The Battle of Parkersburg takes on greater significance in wrestling, however … because as Parkersburg goes, so goes the rest of the state. Tough schedules — the teams have frequently competed in events such as the Walsh Jesuit Ironman Invitational and the Powerade Tournament over the years — have been a major factor.
Name the era, and one or both of the Parkersburg schools have dominated it. Parkersburg High won the inaugural West Virginia state tournament in 1948, and through 1975, its final year as a one-class system, the Big Reds won 11 state titles – no other school won more than three over the same period. In 1975, South broke into the win column for the first time.
One of the two Parkersburg schools has won 25 of the last 29 Class 3A state tournaments, with two-time defending champion South winning 15 of those.
They also combined to claim five individual champions last year. It’s no wonder the state tournament is often referred to as the Parkersburg Invitational.
• Bennington, Vt. — Mount Anthony High is the only game in town and the Patriots have responded with 22 consecutive state championships, the longest active state high school association streak.
• Chattanooga, Tenn. — the center of Tennessee high school wrestling with powers Cleveland Bradley Central High and Soddy Daisy High (public) and Chattanooga rivals Baylor School and McCallie School (private), with positive leadership from Tennessee-Chattanooga coach Heath Eslinger, an area native.
• Harrisburg, Pa. — Central Dauphin High, Mechanicsburg Cumberland Valley High and others have contributed to the South Central region’s recent rise to Class 3A power.
• Lawrence, Mass. — strong bi-state media coverage in an area recently made famous by New England’s top program, Plaistow (N.H.) Timberlane High, located just across the state line.
• Long Island, N.Y. — few areas have as much history or tradition as Nassau County (Section 8) and Suffolk County (Section 11), which are covered like a blanket by Newsday, the island’s newspaper of record. Your father and grandfather are as likely to be in the crowd at places like Massapequa High and Huntington High as you are.
• Perry, Okla. – as the hometown of Dan Hodge, in whose name WIN’s Hodge and Junior Hodge trophies are presented annually, Perry is a small town virtually unparalleled by wrestling standards. The school hosts the Perry Tournament of Champions each December, and has won 45 state titles, including double titles five of the past six years.
• Pittsburgh, Pa. — the Western Pennsylvania Interscholastic Athletic League (WPIAL) is a powerhouse in every sport, and as the home of the Powerade Tournament and the Dapper Dan Classic, wrestling is a shining example.
• Rio Rancho, N.M. — at one time, Aztec High dominated the mats in this state. Now it’s the Vikings, who are clearly the big men on campus. Not only have they won the last four 5A state titles, but they host the state tournament as well.

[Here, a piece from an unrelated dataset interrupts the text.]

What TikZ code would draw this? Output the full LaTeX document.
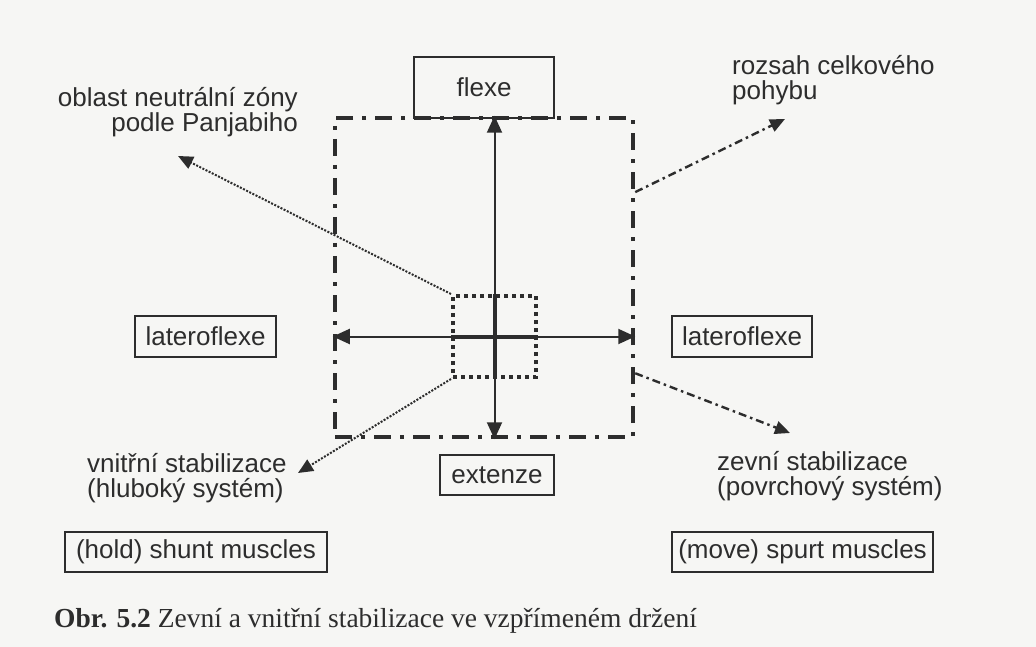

• State College, Pa. — in the shadow of powerful Penn State, small but storied powers Clearfield High, Philipsburg-Osceola High, Wingate Bald Eagle Area High and Mill Hall Central Mountain High pack them in.
• Wausau-Kaukauna, Wis. — in 2009, no rivalry was closer or more heated than the one between local rivals Wisconsin Rapids Lincoln high and Wausau West High. Nearby Kaukauna High has made the area — as well as its own program — the state’s hotbed, thanks to the steadily-growing Cheesehead Invitational.